» **The problem**:
Of the lines below, count those containing the word "this". Reply with the number alone.

» **Provided material**:

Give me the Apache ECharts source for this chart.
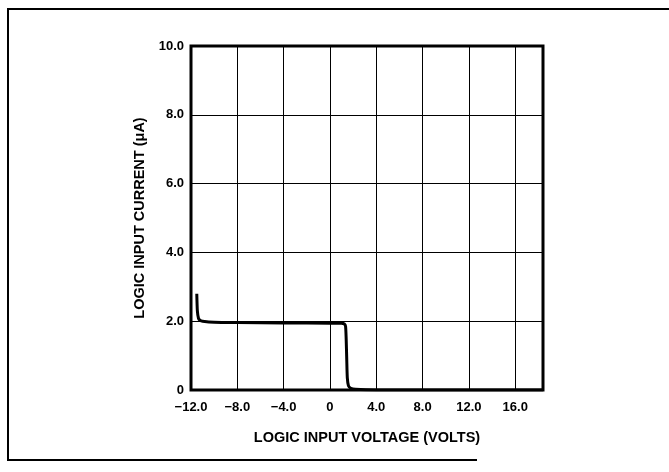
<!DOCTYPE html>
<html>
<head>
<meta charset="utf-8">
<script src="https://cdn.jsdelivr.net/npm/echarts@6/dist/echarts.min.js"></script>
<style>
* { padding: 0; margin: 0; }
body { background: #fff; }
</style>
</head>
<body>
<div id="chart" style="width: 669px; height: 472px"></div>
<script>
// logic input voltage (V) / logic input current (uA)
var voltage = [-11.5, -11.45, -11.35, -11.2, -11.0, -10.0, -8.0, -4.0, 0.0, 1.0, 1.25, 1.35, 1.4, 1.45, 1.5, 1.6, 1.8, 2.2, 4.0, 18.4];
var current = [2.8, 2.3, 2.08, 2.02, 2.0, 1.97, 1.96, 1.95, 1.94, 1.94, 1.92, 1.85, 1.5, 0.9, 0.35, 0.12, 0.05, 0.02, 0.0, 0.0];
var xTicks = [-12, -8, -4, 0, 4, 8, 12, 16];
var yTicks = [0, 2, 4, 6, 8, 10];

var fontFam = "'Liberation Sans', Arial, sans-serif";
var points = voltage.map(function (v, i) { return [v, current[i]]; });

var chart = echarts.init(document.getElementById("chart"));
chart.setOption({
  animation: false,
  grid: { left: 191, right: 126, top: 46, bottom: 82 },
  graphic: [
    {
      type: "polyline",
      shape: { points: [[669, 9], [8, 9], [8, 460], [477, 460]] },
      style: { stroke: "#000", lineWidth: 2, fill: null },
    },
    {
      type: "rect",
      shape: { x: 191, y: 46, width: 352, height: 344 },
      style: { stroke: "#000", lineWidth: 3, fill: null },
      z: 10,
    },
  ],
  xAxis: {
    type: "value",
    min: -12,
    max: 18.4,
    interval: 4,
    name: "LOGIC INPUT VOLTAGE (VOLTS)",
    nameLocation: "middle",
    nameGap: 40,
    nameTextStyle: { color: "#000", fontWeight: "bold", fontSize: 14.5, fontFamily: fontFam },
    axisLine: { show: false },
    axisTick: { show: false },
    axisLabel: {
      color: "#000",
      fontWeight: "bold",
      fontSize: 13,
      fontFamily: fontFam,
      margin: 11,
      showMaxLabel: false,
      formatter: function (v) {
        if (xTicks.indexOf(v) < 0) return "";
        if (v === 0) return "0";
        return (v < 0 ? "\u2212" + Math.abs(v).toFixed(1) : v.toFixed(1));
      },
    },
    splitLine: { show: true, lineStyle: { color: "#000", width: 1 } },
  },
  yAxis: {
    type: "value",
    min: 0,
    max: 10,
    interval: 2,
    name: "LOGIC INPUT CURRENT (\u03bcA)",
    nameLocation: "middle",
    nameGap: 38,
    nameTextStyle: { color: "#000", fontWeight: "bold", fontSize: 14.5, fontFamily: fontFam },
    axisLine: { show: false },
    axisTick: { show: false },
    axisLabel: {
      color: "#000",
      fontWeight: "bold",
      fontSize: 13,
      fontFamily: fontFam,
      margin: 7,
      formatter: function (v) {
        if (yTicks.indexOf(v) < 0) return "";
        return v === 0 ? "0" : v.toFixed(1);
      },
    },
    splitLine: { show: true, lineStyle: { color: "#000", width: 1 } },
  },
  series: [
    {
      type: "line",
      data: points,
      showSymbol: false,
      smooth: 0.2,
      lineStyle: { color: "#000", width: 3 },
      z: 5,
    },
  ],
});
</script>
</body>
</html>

---

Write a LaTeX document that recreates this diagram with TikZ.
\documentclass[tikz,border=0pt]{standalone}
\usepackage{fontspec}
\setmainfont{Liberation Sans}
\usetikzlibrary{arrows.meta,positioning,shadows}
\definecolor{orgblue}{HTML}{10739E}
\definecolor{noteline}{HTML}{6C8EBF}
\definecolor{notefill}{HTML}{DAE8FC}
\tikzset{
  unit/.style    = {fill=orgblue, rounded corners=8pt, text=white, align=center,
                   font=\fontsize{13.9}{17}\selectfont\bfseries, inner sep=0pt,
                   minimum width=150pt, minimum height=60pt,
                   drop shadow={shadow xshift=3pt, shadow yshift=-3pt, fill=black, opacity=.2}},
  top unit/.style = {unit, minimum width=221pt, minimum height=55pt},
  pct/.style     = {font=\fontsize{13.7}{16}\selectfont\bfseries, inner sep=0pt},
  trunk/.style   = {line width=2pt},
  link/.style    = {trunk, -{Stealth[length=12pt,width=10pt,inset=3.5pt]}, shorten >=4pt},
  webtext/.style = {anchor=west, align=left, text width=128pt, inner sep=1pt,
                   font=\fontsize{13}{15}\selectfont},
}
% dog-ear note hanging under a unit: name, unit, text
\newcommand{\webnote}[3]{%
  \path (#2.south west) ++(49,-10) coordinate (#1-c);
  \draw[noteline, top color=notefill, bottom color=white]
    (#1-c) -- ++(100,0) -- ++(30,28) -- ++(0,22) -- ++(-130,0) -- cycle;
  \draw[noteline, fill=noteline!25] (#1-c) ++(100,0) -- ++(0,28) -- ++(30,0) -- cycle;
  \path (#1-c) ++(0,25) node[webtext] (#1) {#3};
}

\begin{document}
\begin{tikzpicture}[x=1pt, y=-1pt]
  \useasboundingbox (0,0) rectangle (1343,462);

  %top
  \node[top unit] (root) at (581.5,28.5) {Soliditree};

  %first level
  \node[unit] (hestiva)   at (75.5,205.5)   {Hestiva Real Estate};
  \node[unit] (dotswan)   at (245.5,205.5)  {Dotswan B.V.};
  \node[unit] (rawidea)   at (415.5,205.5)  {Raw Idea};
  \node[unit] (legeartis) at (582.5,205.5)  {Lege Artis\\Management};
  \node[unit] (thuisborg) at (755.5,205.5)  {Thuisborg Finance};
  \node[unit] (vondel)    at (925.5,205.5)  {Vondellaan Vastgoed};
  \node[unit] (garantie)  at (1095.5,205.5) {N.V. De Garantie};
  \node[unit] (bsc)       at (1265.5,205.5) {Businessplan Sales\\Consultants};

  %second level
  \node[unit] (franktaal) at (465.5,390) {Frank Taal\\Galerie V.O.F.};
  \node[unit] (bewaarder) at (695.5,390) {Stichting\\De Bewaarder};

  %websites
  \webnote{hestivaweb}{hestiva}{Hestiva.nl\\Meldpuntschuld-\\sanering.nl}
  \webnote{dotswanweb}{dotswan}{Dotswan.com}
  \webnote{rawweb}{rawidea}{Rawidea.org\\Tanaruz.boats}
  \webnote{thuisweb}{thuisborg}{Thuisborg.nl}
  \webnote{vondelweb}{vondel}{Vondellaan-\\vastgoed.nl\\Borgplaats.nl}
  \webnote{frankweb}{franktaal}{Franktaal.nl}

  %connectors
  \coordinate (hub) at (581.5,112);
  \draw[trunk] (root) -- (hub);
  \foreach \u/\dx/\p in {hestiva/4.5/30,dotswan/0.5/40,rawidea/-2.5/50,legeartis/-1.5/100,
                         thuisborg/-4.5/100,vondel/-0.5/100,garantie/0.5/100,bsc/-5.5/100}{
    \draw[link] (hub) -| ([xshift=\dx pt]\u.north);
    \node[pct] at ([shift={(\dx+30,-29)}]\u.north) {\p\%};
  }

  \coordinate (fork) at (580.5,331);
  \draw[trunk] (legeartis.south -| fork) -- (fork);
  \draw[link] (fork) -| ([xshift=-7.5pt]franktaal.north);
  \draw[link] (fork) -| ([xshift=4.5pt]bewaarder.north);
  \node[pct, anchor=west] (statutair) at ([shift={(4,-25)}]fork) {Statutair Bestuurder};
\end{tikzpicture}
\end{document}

» **Full output**:
2